Rasheed got a spinning top (Lattu) as his birthday present. The top is shaped like a cone surmounted by a hemisphere. The entire top is 5 cm in height and the diameter of the top is 3.5 cm as shown in the figure.

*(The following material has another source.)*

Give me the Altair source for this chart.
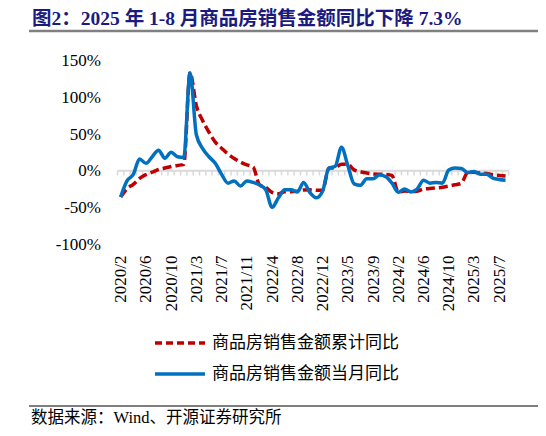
import json
import altair as alt
import pandas as pd

# ---------------- data ----------------
dates = [
    "2020/2", "2020/3", "2020/4", "2020/5", "2020/6", "2020/7", "2020/8", "2020/9", "2020/10", "2020/11", "2020/12",
    "2021/2", "2021/3", "2021/4", "2021/5", "2021/6", "2021/7", "2021/8", "2021/9", "2021/10", "2021/11", "2021/12",
    "2022/2", "2022/3", "2022/4", "2022/5", "2022/6", "2022/7", "2022/8", "2022/9", "2022/10", "2022/11", "2022/12",
    "2023/2", "2023/3", "2023/4", "2023/5", "2023/6", "2023/7", "2023/8", "2023/9", "2023/10", "2023/11", "2023/12",
    "2024/2", "2024/3", "2024/4", "2024/5", "2024/6", "2024/7", "2024/8", "2024/9", "2024/10", "2024/11", "2024/12",
    "2025/2", "2025/3", "2025/4", "2025/5", "2025/6", "2025/7", "2025/8",
]
# 商品房销售金额累计同比 (%)
cum_yoy = [
    -35.9, -24.7, -18.6, -10.6, -5.4, -2.1, 1.6, 3.7, 5.8, 7.2, 8.7,
    133.4, 88.5, 68.2, 52.4, 38.9, 30.7, 22.8, 16.6, 11.8, 8.0, 4.8,
    -19.3, -22.7, -29.5, -31.5, -28.9, -28.8, -27.9, -26.3, -26.1, -26.6, -26.7,
    3.5, 4.1, 8.8, 8.4, 1.1, -1.5, -3.2, -4.6, -4.9, -5.2, -6.5,
    -29.3, -27.6, -28.3, -27.9, -25.0, -24.3, -23.6, -22.7, -20.9, -19.2, -17.1,
    -2.6, -2.1, -3.2, -3.8, -5.5, -6.5, -7.3,
]
# 商品房销售金额当月同比 (%)
month_yoy = [
    -35.9, -14.0, -5.0, 16.0, 10.0, 19.0, 28.0, 17.0, 25.0, 19.0, 18.0,
    133.4, 49.0, 30.0, 19.0, 10.0, -5.0, -17.0, -14.0, -21.0, -14.0, -16.0,
    -19.3, -26.0, -50.0, -37.0, -26.0, -26.0, -29.0, -16.0, -30.0, -37.0, -28.0,
    3.5, 6.0, 32.0, 7.0, -18.0, -20.0, -11.0, -11.0, -6.0, -8.0, -17.0,
    -29.3, -25.0, -29.0, -25.0, -13.0, -17.0, -16.0, -17.0, 1.0, 3.6, 3.0,
    -2.6, -1.0, -5.0, -5.0, -10.0, -12.0, -13.0,
]
tick_labels = [
    "2020/2", "2020/6", "2020/10", "2021/3", "2021/7", "2021/11", "2022/4", "2022/8",
    "2022/12", "2023/5", "2023/9", "2024/2", "2024/6", "2024/10", "2025/3", "2025/7",
]
y_ticks = [-100, -50, 0, 50, 100, 150]

S_CUM = "商品房销售金额累计同比"
S_MON = "商品房销售金额当月同比"
TITLE = "图2：2025 年 1-8 月商品房销售金额同比下降 7.3%"
SOURCE = "数据来源：Wind、开源证券研究所"

RED = "#C00000"
BLUE = "#0070C0"
NAVY = "#1a1a80"
SERIF = "Liberation Serif, Noto Sans CJK SC"
CJK = "Noto Sans CJK SC"

# ---------------- layout ----------------
N = len(dates)
W = 391.2
H = 183.3
PAD = {"left": 109.5, "top": 52.7, "right": 29.3, "bottom": 184}

idx = list(range(N))
df_cum = pd.DataFrame({"i": idx, "value": cum_yoy})
df_mon = pd.DataFrame({"i": idx, "value": month_yoy})
df_bound = pd.DataFrame({"b": [i - 0.5 for i in range(N + 1)], "y0": 0.0, "y1": -6.5})
df_one = pd.DataFrame({"z": [0.0]})

xscale = alt.Scale(domain=[-0.5, N - 0.5], nice=False, zero=False)
yscale = alt.Scale(domain=[-100, 150], nice=False, zero=False)

x_axis = alt.Axis(
    values=[dates.index(t) for t in tick_labels],
    labelExpr=json.dumps(dates, ensure_ascii=False) + "[datum.value]",
    labelAngle=270,
    labelAlign="right",
    labelBaseline="middle",
    labelFont="Liberation Serif",
    labelFontSize=17,
    labelColor="#000000",
    labelPadding=11,
    labelOverlap=False,
    labelFlush=False,
    labelBound=False,
    domain=False,
    ticks=False,
    grid=False,
    title=None,
)
y_axis = alt.Axis(
    values=y_ticks,
    labelExpr="datum.value + '%'",
    labelFont="Liberation Serif",
    labelFontSize=17,
    labelColor="#000000",
    labelPadding=17,
    labelOverlap=False,
    labelFlush=False,
    labelBound=False,
    domain=False,
    ticks=False,
    grid=False,
    title=None,
)

zero_line = alt.Chart(df_one).mark_rule(color="#D9D9D9", strokeWidth=2).encode(
    y=alt.Y("z:Q", scale=yscale, axis=y_axis), x=alt.value(0), x2=alt.value(W)
)
zero_ticks = alt.Chart(df_bound).mark_rule(color="#D9D9D9", strokeWidth=1.5).encode(
    x=alt.X("b:Q", scale=xscale, axis=x_axis),
    y=alt.Y("y0:Q", scale=yscale, axis=y_axis),
    y2=alt.Y2("y1"),
)
line_cum = alt.Chart(df_cum).mark_line(
    color=RED, strokeWidth=3.5, strokeDash=[9, 4], interpolate="monotone"
).encode(
    x=alt.X("i:Q", scale=xscale, axis=x_axis),
    y=alt.Y("value:Q", scale=yscale, axis=y_axis),
)
line_mon = alt.Chart(df_mon).mark_line(
    color=BLUE, strokeWidth=3.5, interpolate="monotone"
).encode(
    x=alt.X("i:Q", scale=xscale, axis=x_axis),
    y=alt.Y("value:Q", scale=yscale, axis=y_axis),
)

# legend (manual, below the chart)
leg1_sym = alt.Chart(df_one).mark_rule(color=RED, strokeWidth=3.5, strokeDash=[7, 4]).encode(
    x=alt.value(37.5), x2=alt.value(87.5), y=alt.value(282.3)
)
leg1_txt = alt.Chart(df_one).mark_text(
    align="left", baseline="middle", font=CJK, fontSize=17, color="#000000"
).encode(x=alt.value(94.5), y=alt.value(282.3), text=alt.value(S_CUM))
leg2_sym = alt.Chart(df_one).mark_rule(color=BLUE, strokeWidth=3.5).encode(
    x=alt.value(37.5), x2=alt.value(87.5), y=alt.value(313.3)
)
leg2_txt = alt.Chart(df_one).mark_text(
    align="left", baseline="middle", font=CJK, fontSize=17, color="#000000"
).encode(x=alt.value(94.5), y=alt.value(313.3), text=alt.value(S_MON))

# title + rules + source
title_txt = alt.Chart(df_one).mark_text(
    align="left", baseline="middle", font=SERIF, fontSize=19.5,
    fontWeight="bold", color=NAVY
).encode(x=alt.value(-85.5), y=alt.value(-41.7), text=alt.value(TITLE))
title_rule = alt.Chart(df_one).mark_rule(color="#808080", strokeWidth=2.5).encode(
    x=alt.value(-88.5), x2=alt.value(W + PAD["right"]), y=alt.value(-29.7)
)
source_rule = alt.Chart(df_one).mark_rule(color="#000000", strokeWidth=1.2).encode(
    x=alt.value(-88.5), x2=alt.value(W + PAD["right"]), y=alt.value(345.3)
)
source_txt = alt.Chart(df_one).mark_text(
    align="left", baseline="middle", font=SERIF, fontSize=16.5, color="#000000"
).encode(x=alt.value(-86.5), y=alt.value(357.5), text=alt.value(SOURCE))

chart = alt.layer(
    zero_line, zero_ticks, line_cum, line_mon,
    leg1_sym, leg1_txt, leg2_sym, leg2_txt,
    title_txt, title_rule, source_rule, source_txt,
).properties(
    width=W,
    height=H,
    autosize=alt.AutoSizeParams(type="none"),
    padding=PAD,
    background="#ffffff",
).configure_view(stroke=None)

chart.save("out.html", embed_options={"renderer": "svg", "actions": False})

Find the area Rasheed has to colour. (Take } $\pi = \dfrac{22}{7}$ 

Hint:

For combined solids, always find curved surface areas (not bases) and add them together for total colouring or painting.

Answer 1

Step 1: Given data.
Diameter of the top = 3.5 cm \[ \Rightarrow \text{Radius (r)} = \dfrac{3.5}{2} = 1.75 \, \text{cm} \] Total height of the top = 5 cm
The height of cone \( h_1 = 5 - 1.75 = 3.25 \, \text{cm} \) (subtracting hemisphere radius).

Step 2: Find the slant height of cone.
\[ l = \sqrt{r^2 + h_1^2} = \sqrt{(1.75)^2 + (3.25)^2} = \sqrt{3.06 + 10.56} = \sqrt{13.62} = 3.69 \, \text{cm} \]
Step 3: Curved surface area (C.S.A.) of cone.
\[ \text{C.S.A. of cone} = \pi r l = \dfrac{22}{7} \times 1.75 \times 3.69 = 22 \times 0.25 \times 3.69 = 14.19 \, \text{cm}^2 \]
Step 4: Curved surface area of hemisphere.
\[ \text{C.S.A. of hemisphere} = 2\pi r^2 = 2 \times \dfrac{22}{7} \times (1.75)^2 = 2 \times \dfrac{22}{7} \times 3.06 = 19.2 \, \text{cm}^2 \] Step 5: Total surface area to be coloured.
\[ \text{Total area} = 14.19 + 19.2 = 33.39 \, \text{cm}^2 \] (Considering round-off and possible figure scale, total approximate area = 33.4 cm$^2$.)
Step 6: Conclusion.
Hence, Rasheed has to colour approximately 33.4 cm$^2$ of the surface.